- [Your objective]:
Give back, word for word, only the lines from the opening of the records through the one with "(wn) at (130,282)". Pictures stay out.

──────────────────────────────

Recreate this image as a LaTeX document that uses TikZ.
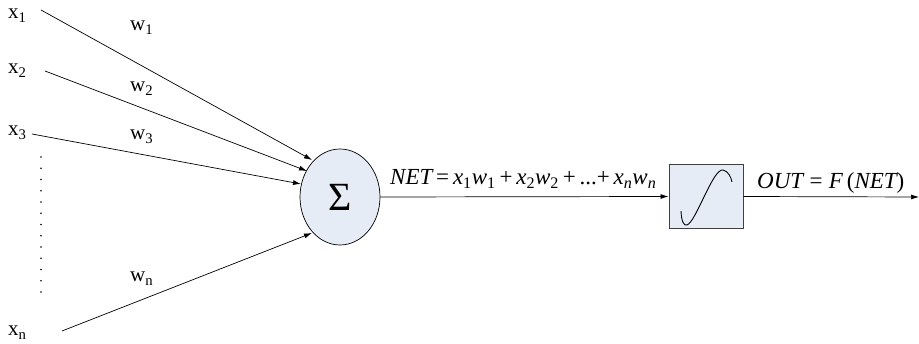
\documentclass[tikz,border=0pt]{standalone}
\usepackage{fontspec}
\setmainfont{Liberation Serif}
\usetikzlibrary{shapes.geometric,arrows.meta}
\definecolor{fillblue}{HTML}{E6ECF6}
\definecolor{boxedge}{HTML}{404040}
\newcommand{\sbs}[1]{\textsubscript{\upshape #1}}
\begin{document}
\begin{tikzpicture}[x=1pt,y=-1pt,
  lbl/.style={anchor=base west,inner sep=0pt,font=\fontsize{21}{23}\selectfont},
  eq/.style={anchor=base west,inner sep=0pt,font=\fontsize{23}{25}\selectfont\itshape},
  conn/.style={line width=0.7pt,-{Latex[length=8pt,width=5pt]}},
  sumnode/.style={ellipse,draw,line width=0.7pt,fill=fillblue,minimum width=80pt,minimum height=96pt,inner sep=0pt},
  actbox/.style={rectangle,draw=boxedge,line width=1pt,fill=fillblue,minimum width=74pt,minimum height=64pt,inner sep=0pt}]
\useasboundingbox (0,0) rectangle (919,344);

% labels
\node[lbl] (x1) at (8,19) {x\sbs{1}};
\node[lbl] (x2) at (8,74) {x\sbs{2}};
\node[lbl] (x3) at (8,136) {x\sbs{3}};
\node[lbl] (xn) at (8,336) {x\sbs{n}};
\node[lbl] (w1) at (130,31) {w\sbs{1}};
\node[lbl] (w2) at (130,92) {w\sbs{2}};
\node[lbl] (w3) at (130,140) {w\sbs{3}};
\node[lbl] (wn) at (130,282) {w\sbs{n}};

% summation and activation
\node[sumnode] (sum) at (340,197) {\fontsize{40}{42}\selectfont Σ};
\node[actbox] (act) at (706,196.5) {};
\draw[line width=0.9pt] (681,211) .. controls (681.5,222) and (684,226) .. (687,225)
  .. controls (696,222) and (713,168) .. (723,170)
  .. controls (728,171) and (731,177) .. (732,182);

% input start/end points
\coordinate (s1) at (41,10);
\coordinate (s2) at (45,71);
\coordinate (s3) at (32,134);
\coordinate (sn) at (62,331);
\coordinate (e1) at (312,160);
\coordinate (e2) at (307,171);
\coordinate (e3) at (301,184);
\coordinate (en) at (312,233);
\coordinate (out) at (919,197);

\draw[conn] (s1) -- (e1);
\draw[conn] (s2) -- (e2);
\draw[conn] (s3) -- (e3);
\draw[conn] (sn) -- (en);
\draw[conn] (sum.east) -- (act.west);
\draw[conn] (act.east) -- (out);

% dots
\foreach \i in {0,...,12} \fill (41,{157+\i*11.25}) circle (0.85pt);

% formulas
\node[eq] (net) at (390,185) {NET\,{\upshape =}\,x\sbs{1}w\sbs{1}\,{\upshape +}\,x\sbs{2}w\sbs{2}\,{\upshape +}\,{\upshape ...}{\upshape +}\,x\textsubscript{n}w\textsubscript{n}};
\node[eq] (outl) at (757,189) {OUT\;{\upshape =}\;F\,{\upshape (}NET{\upshape )}};
\end{tikzpicture}
\end{document}
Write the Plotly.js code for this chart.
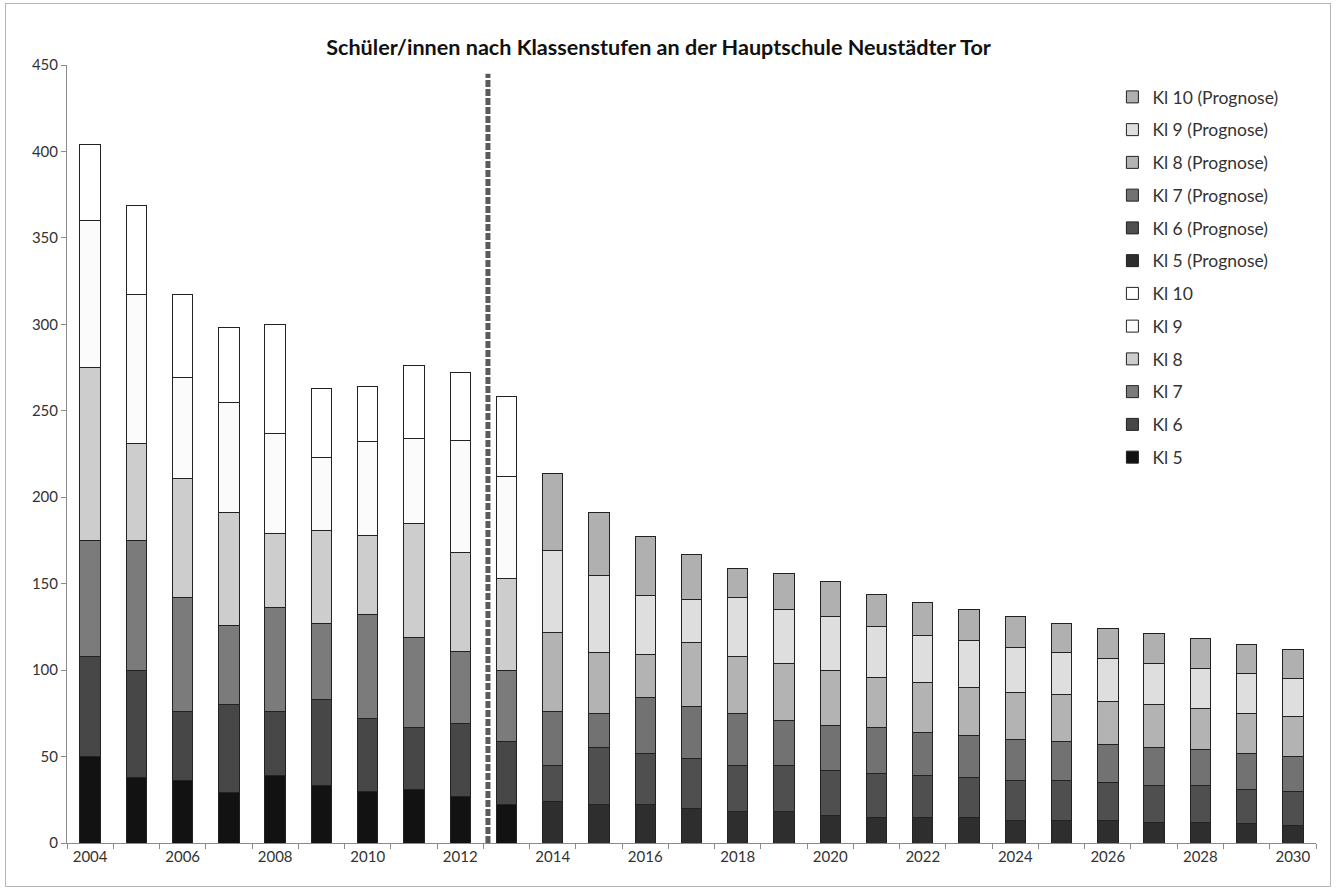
<!DOCTYPE html>
<html>
<head>
<meta charset="utf-8">
<script src="https://cdn.plot.ly/plotly-3.0.1.min.js"></script>
<style>
  html, body { margin: 0; padding: 0; background: #fff; }
  #frame { position: absolute; left: 5px; top: 3px; width: 1326px; height: 884px; border: 1px solid #b5b5b5; box-sizing: border-box; }
  #chart { position: absolute; left: 0; top: 0; width: 1344px; height: 891px; }
</style>
</head>
<body>
<div id="frame"></div>
<div id="chart"></div>
<script>
// ---- data ----
const actualYears   = [2004, 2005, 2006, 2007, 2008, 2009, 2010, 2011, 2012, 2013];
const forecastYears = [2014, 2015, 2016, 2017, 2018, 2019, 2020, 2021, 2022, 2023, 2024, 2025, 2026, 2027, 2028, 2029, 2030];

const kl5  = [50, 38, 36, 29, 39, 33, 30, 31, 27, 22];
const kl6  = [58, 62, 40, 51, 37, 50, 42, 36, 42, 37];
const kl7  = [67, 75, 66, 46, 60, 44, 60, 52, 42, 41];
const kl8  = [100, 56, 69, 65, 43, 54, 46, 66, 57, 53];
const kl9  = [85, 86, 58, 64, 58, 42, 54, 49, 65, 59];
const kl10 = [44, 52, 48, 43, 63, 40, 32, 42, 39, 46];

const kl5P  = [24, 22, 22, 20, 18, 18, 16, 15, 15, 15, 13, 13, 13, 12, 12, 11, 10];
const kl6P  = [21, 33, 30, 29, 27, 27, 26, 25, 24, 23, 23, 23, 22, 21, 21, 20, 20];
const kl7P  = [31, 20, 32, 30, 30, 26, 26, 27, 25, 24, 24, 23, 22, 22, 21, 21, 20];
const kl8P  = [46, 35, 25, 37, 33, 33, 32, 29, 29, 28, 27, 27, 25, 25, 24, 23, 23];
const kl9P  = [47, 45, 34, 25, 34, 31, 31, 29, 27, 27, 26, 24, 25, 24, 23, 23, 22];
const kl10P = [45, 36, 34, 26, 17, 21, 20, 19, 19, 18, 18, 17, 17, 17, 17, 17, 17];

const seriesNames = ['Kl 5', 'Kl 6', 'Kl 7', 'Kl 8', 'Kl 9', 'Kl 10'];
const forecastSuffix = ' (Prognose)';
const forecastStart = 2012.6;   // dashed separator between actual and forecast
const separatorTop = 445;

const titleText = 'Schüler/innen nach Klassenstufen an der Hauptschule Neustädter Tor';

// ---- styles ----
const actualColors   = ['#121212', '#474747', '#7b7b7b', '#cdcdcd', '#fbfbfb', '#ffffff'];
const forecastColors = ['#2e2e2e', '#4f4f4f', '#727272', '#b3b3b3', '#dedede', '#b0b0b0'];

const actualSets = [kl5, kl6, kl7, kl8, kl9, kl10];
const forecastSets = [kl5P, kl6P, kl7P, kl8P, kl9P, kl10P];

const FONT = 'Lato, "Open Sans", "DejaVu Sans", sans-serif';
const traces = [];
actualSets.forEach((vals, i) => {
  traces.push({
    type: 'bar', x: actualYears, y: vals, name: seriesNames[i],
    width: 0.44,
    marker: { color: actualColors[i], line: { color: '#222', width: 1 } },
    legendrank: 12 - i, legendgroup: 'a' + i
  });
});
forecastSets.forEach((vals, i) => {
  traces.push({
    type: 'bar', x: forecastYears, y: vals, name: seriesNames[i] + forecastSuffix,
    width: 0.44,
    marker: { color: forecastColors[i], line: { color: '#222', width: 1 } },
    legendrank: 6 - i, legendgroup: 'p' + i
  });
});

const layout = {
  width: 1344, height: 891,
  paper_bgcolor: 'rgba(0,0,0,0)', plot_bgcolor: 'rgba(0,0,0,0)',
  margin: { l: 67, r: 28, t: 65, b: 48 },
  barmode: 'stack',
  font: { family: FONT, size: 15, color: '#333' },
  title: {
    text: '<b>' + titleText + '</b>',
    font: { family: FONT, size: 21.6, color: '#111' },
    xref: 'container', x: 0.49, xanchor: 'center',
    yref: 'container', y: 0.947, yanchor: 'middle'
  },
  xaxis: {
    range: [2003.5, 2030.5],
    tickmode: 'linear', tick0: 2004, dtick: 2,
    ticks: '', showgrid: false, zeroline: false,
    showline: true, linecolor: '#8a8a8a', linewidth: 1,
    tickfont: { family: FONT, size: 15, color: '#333' },
    minor: { tick0: 2003.5, dtick: 1, ticks: 'outside', ticklen: 5, tickcolor: '#8a8a8a', showgrid: false }
  },
  yaxis: {
    range: [0, 450], tickmode: 'linear', tick0: 0, dtick: 50,
    ticks: 'outside', ticklen: 5, tickcolor: '#8a8a8a',
    showgrid: false, zeroline: false,
    showline: true, linecolor: '#8a8a8a', linewidth: 1,
    tickfont: { family: FONT, size: 15, color: '#333' }
  },
  legend: {
    x: 0.837, xanchor: 'left', y: 0.982, yanchor: 'top',
    bgcolor: 'rgba(0,0,0,0)',
    font: { family: FONT, size: 17.5, color: '#333' },
    tracegroupgap: 7,
    traceorder: 'grouped'
  },
  shapes: [{
    type: 'line', xref: 'x', yref: 'y',
    x0: forecastStart, x1: forecastStart, y0: 0, y1: separatorTop,
    line: { color: '#5a5a5a', width: 5, dash: '7px,2px' }
  }],
  showlegend: true
};

Plotly.newPlot('chart', traces, layout, { displayModeBar: false, staticPlot: true });
</script>
</body>
</html>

──────────────────────────────

- [In response]:
Recreate this image as a LaTeX document that uses TikZ.
\documentclass[tikz,border=0pt]{standalone}
\usepackage{fontspec}
\setmainfont{Liberation Serif}
\usetikzlibrary{shapes.geometric,arrows.meta}
\definecolor{fillblue}{HTML}{E6ECF6}
\definecolor{boxedge}{HTML}{404040}
\newcommand{\sbs}[1]{\textsubscript{\upshape #1}}
\begin{document}
\begin{tikzpicture}[x=1pt,y=-1pt,
  lbl/.style={anchor=base west,inner sep=0pt,font=\fontsize{21}{23}\selectfont},
  eq/.style={anchor=base west,inner sep=0pt,font=\fontsize{23}{25}\selectfont\itshape},
  conn/.style={line width=0.7pt,-{Latex[length=8pt,width=5pt]}},
  sumnode/.style={ellipse,draw,line width=0.7pt,fill=fillblue,minimum width=80pt,minimum height=96pt,inner sep=0pt},
  actbox/.style={rectangle,draw=boxedge,line width=1pt,fill=fillblue,minimum width=74pt,minimum height=64pt,inner sep=0pt}]
\useasboundingbox (0,0) rectangle (919,344);

% labels
\node[lbl] (x1) at (8,19) {x\sbs{1}};
\node[lbl] (x2) at (8,74) {x\sbs{2}};
\node[lbl] (x3) at (8,136) {x\sbs{3}};
\node[lbl] (xn) at (8,336) {x\sbs{n}};
\node[lbl] (w1) at (130,31) {w\sbs{1}};
\node[lbl] (w2) at (130,92) {w\sbs{2}};
\node[lbl] (w3) at (130,140) {w\sbs{3}};
\node[lbl] (wn) at (130,282) {w\sbs{n}};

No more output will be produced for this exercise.